Michael is a sophomore at UCLA studying biochemistry. He likes playing soccer, blasting k-pop in his room, and pretending to be good at basketball. Michael enjoys rap and beat-boxing but can only do the latter.

My parents used to always tell me how auspicious it was that I was born under the light of the full moon. This was before they came to America, before they were saved. I was born in China, into a typical Chinese family that celebrated luck and superstition. However, God sovereignly drew my parents to the States where they would eventually become Christians. Once I moved to California at the age of five, I found out that my parents, who had already been living in the States for two years, had been going to church. Every Sunday my parents would take me to Church even though I really didn’t want to go. Because I didn’t grow up speaking English, making close friends was difficult. Being an only child back then did not help either. Church was merely a place where nicely dressed adults would read me picture books.

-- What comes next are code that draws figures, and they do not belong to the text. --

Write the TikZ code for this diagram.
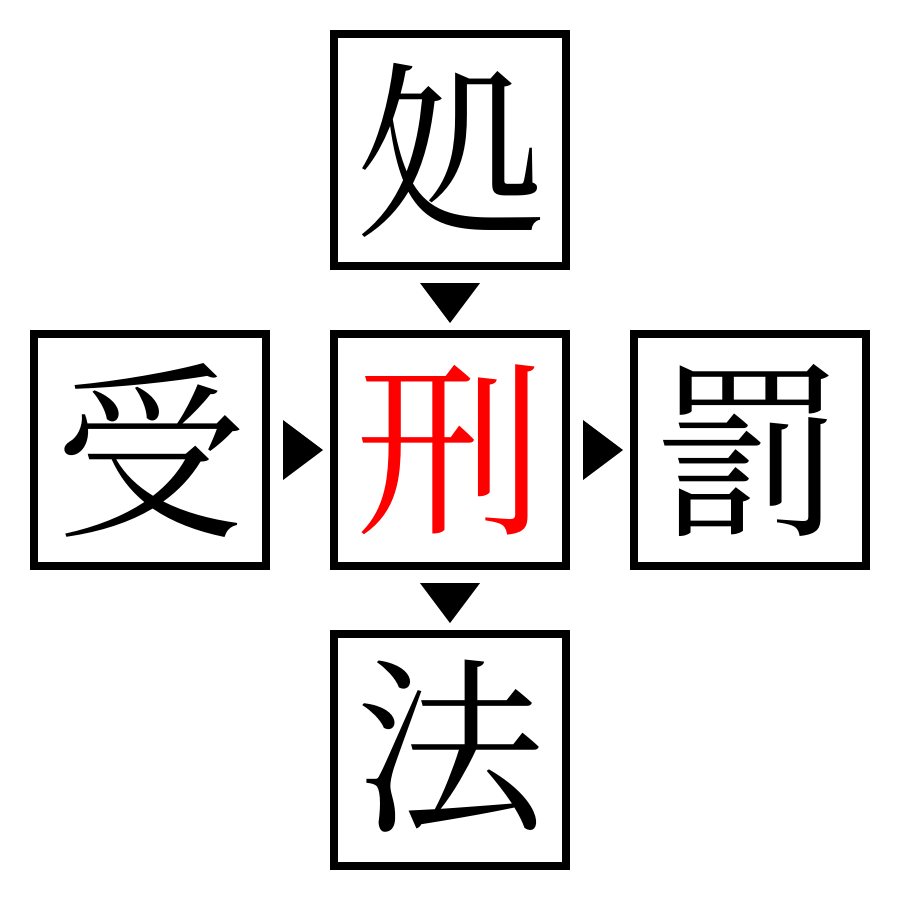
\documentclass[tikz,border=0pt]{standalone}
\usepackage{fontspec}
\newfontfamily\cjk{Noto Serif CJK JP}[Scale=1]
\usetikzlibrary{calc}
\begin{document}
\begin{tikzpicture}[x=1pt,y=-1pt,
  box/.style={draw,line width=8pt,minimum size=232pt,inner sep=0pt,font=\fontsize{190}{190}\selectfont\cjk},
  tri/.style={fill=black}]
\useasboundingbox (0,0) rectangle (900,900);
\node[box] (top) at (450,150) {処};
\node[box] (mid) at (450,450) {\textcolor{red}{刑}};
\node[box] (left) at (150,450) {受};
\node[box] (right) at (750,450) {罰};
\node[box] (bot) at (450,750) {法};
\fill[tri] ($(top.south)+(-30,13)$) -- ($(top.south)+(30,13)$) -- ($(top.south)+(0,53)$) -- cycle;
\fill[tri] ($(mid.south)+(-30,13)$) -- ($(mid.south)+(30,13)$) -- ($(mid.south)+(0,53)$) -- cycle;
\fill[tri] ($(left.east)+(13,-30)$) -- ($(left.east)+(13,30)$) -- ($(left.east)+(53,0)$) -- cycle;
\fill[tri] ($(mid.east)+(13,-30)$) -- ($(mid.east)+(13,30)$) -- ($(mid.east)+(53,0)$) -- cycle;
\end{tikzpicture}
\end{document}
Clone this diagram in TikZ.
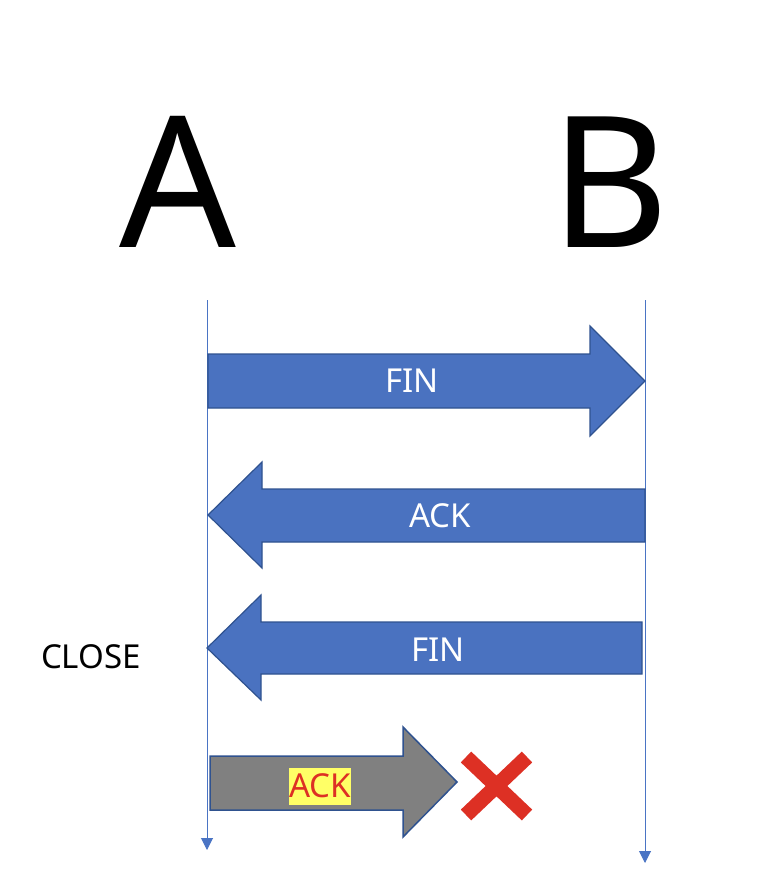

As my English got better, my understanding of the character of God also saw improvement. However, as I attended secular public schools, I was inundated with information contrary to what I had been taught at church. Evolution vs Creation. Jesus was a teacher vs Jesus was the Messiah. These two sides were in constant conflict throughout my childhood, and I struggled to determine which side was reality. Even though I knew about the sweet inheritance kept in heaven for God’s children, my heart was hardened. I desired much more than anything else to fit in with my classmates. Wanting to be “cool” and accepted by my peers led me deeper into sin. In order to impress my classmates, I cursed without restraint, cheated in school, and put people down with my words. And when I didn’t receive positive confirmation from my “friends”, I sought pleasure in video games, another idol that resulted in habitual disobedience toward my parents. Outwardly, I seemed composed and in control, but on the inside, my soul was rotting in sin. I put on a guise of holiness during church and took it off after Sunday was over.

Despite my complete depravity, God, full of mercy and grace, worked on my heart of stone. Every Sunday, the preaching of His word slowly revealed the perfect goodness of His character and the ultimate joy we are able to enjoy through Jesus. Although I continued to rebel against him, God would slowly strike at my hardened heart week after week, month after month, and year after year. I was saved by the death and resurrection of Jesus Christ sometime between the end of middle school and my sophomore year of high school. My dirtied soul had been washed and made anew with the blood of Christ. Because of the Son’s sacrifice on the cross, I am now able to call God my father just as Jesus did! Through the power of the Holy Spirit, I was able to find fulfilment and satisfaction in pursuing God. Convicted of my sin, I understood the futility of pleasing man and the. In school, I no longer relied on other people to feel accepted, but rather I found my identity in Christ. I was certain that the God of creation is the same God who emptied himself out of infinite love, mercy, and grace to rescue his children out of darkness into his marvelous light.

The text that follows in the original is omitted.